◆ Challenge ◆
Print out each entry below exactly, please.

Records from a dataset
━━━━━━━━━━━━━━━━

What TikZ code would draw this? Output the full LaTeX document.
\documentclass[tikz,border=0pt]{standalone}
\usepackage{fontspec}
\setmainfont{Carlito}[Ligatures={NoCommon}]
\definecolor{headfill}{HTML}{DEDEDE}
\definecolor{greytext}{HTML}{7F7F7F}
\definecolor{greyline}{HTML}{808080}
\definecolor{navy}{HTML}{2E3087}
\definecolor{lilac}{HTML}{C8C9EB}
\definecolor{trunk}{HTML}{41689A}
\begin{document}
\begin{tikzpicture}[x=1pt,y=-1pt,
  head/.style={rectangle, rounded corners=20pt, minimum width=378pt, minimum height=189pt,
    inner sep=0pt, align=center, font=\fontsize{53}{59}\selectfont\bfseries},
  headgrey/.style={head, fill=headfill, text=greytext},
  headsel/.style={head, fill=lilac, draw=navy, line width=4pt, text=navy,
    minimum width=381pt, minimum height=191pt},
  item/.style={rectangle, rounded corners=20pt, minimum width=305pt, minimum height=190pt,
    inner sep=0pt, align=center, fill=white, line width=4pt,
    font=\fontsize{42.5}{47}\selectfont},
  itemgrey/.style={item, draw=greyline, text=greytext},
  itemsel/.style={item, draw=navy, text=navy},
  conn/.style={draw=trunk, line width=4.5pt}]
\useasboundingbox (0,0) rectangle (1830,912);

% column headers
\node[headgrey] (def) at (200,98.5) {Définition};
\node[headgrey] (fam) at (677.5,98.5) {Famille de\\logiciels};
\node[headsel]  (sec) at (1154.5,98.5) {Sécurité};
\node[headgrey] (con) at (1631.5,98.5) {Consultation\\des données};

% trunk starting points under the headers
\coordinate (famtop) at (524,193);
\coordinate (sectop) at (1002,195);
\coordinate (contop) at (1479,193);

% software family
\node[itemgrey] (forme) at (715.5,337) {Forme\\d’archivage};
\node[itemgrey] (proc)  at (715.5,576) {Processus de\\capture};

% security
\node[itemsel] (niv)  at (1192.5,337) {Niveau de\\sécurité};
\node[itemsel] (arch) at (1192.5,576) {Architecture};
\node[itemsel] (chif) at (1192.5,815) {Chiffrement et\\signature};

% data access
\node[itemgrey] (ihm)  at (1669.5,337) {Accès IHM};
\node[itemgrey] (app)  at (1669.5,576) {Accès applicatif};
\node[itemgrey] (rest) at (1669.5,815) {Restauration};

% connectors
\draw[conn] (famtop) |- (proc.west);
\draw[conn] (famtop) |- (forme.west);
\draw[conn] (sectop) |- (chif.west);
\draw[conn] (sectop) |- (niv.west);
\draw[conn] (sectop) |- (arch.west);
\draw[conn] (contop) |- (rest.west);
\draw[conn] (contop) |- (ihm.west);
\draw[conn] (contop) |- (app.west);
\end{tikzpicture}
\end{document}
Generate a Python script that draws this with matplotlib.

━━━━━━━━━━━━━━━━

◆ Finished answer ◆
What TikZ code would draw this? Output the full LaTeX document.
\documentclass[tikz,border=0pt]{standalone}
\usepackage{fontspec}
\setmainfont{Carlito}[Ligatures={NoCommon}]
\definecolor{headfill}{HTML}{DEDEDE}
\definecolor{greytext}{HTML}{7F7F7F}
\definecolor{greyline}{HTML}{808080}
\definecolor{navy}{HTML}{2E3087}
\definecolor{lilac}{HTML}{C8C9EB}
\definecolor{trunk}{HTML}{41689A}
\begin{document}
\begin{tikzpicture}[x=1pt,y=-1pt,
  head/.style={rectangle, rounded corners=20pt, minimum width=378pt, minimum height=189pt,
    inner sep=0pt, align=center, font=\fontsize{53}{59}\selectfont\bfseries},
  headgrey/.style={head, fill=headfill, text=greytext},
  headsel/.style={head, fill=lilac, draw=navy, line width=4pt, text=navy,
    minimum width=381pt, minimum height=191pt},
  item/.style={rectangle, rounded corners=20pt, minimum width=305pt, minimum height=190pt,
    inner sep=0pt, align=center, fill=white, line width=4pt,
    font=\fontsize{42.5}{47}\selectfont},
  itemgrey/.style={item, draw=greyline, text=greytext},
  itemsel/.style={item, draw=navy, text=navy},
  conn/.style={draw=trunk, line width=4.5pt}]
\useasboundingbox (0,0) rectangle (1830,912);

% column headers
\node[headgrey] (def) at (200,98.5) {Définition};
\node[headgrey] (fam) at (677.5,98.5) {Famille de\\logiciels};
\node[headsel]  (sec) at (1154.5,98.5) {Sécurité};
\node[headgrey] (con) at (1631.5,98.5) {Consultation\\des données};

% trunk starting points under the headers
\coordinate (famtop) at (524,193);
\coordinate (sectop) at (1002,195);
\coordinate (contop) at (1479,193);

% software family
\node[itemgrey] (forme) at (715.5,337) {Forme\\d’archivage};
\node[itemgrey] (proc)  at (715.5,576) {Processus de\\capture};

% security
\node[itemsel] (niv)  at (1192.5,337) {Niveau de\\sécurité};
\node[itemsel] (arch) at (1192.5,576) {Architecture};
\node[itemsel] (chif) at (1192.5,815) {Chiffrement et\\signature};

% data access
\node[itemgrey] (ihm)  at (1669.5,337) {Accès IHM};
\node[itemgrey] (app)  at (1669.5,576) {Accès applicatif};
\node[itemgrey] (rest) at (1669.5,815) {Restauration};

% connectors
\draw[conn] (famtop) |- (proc.west);
\draw[conn] (famtop) |- (forme.west);
\draw[conn] (sectop) |- (chif.west);
\draw[conn] (sectop) |- (niv.west);
\draw[conn] (sectop) |- (arch.west);
\draw[conn] (contop) |- (rest.west);
\draw[conn] (contop) |- (ihm.west);
\draw[conn] (contop) |- (app.west);
\end{tikzpicture}
\end{document}
Generate a Python script that draws this with matplotlib.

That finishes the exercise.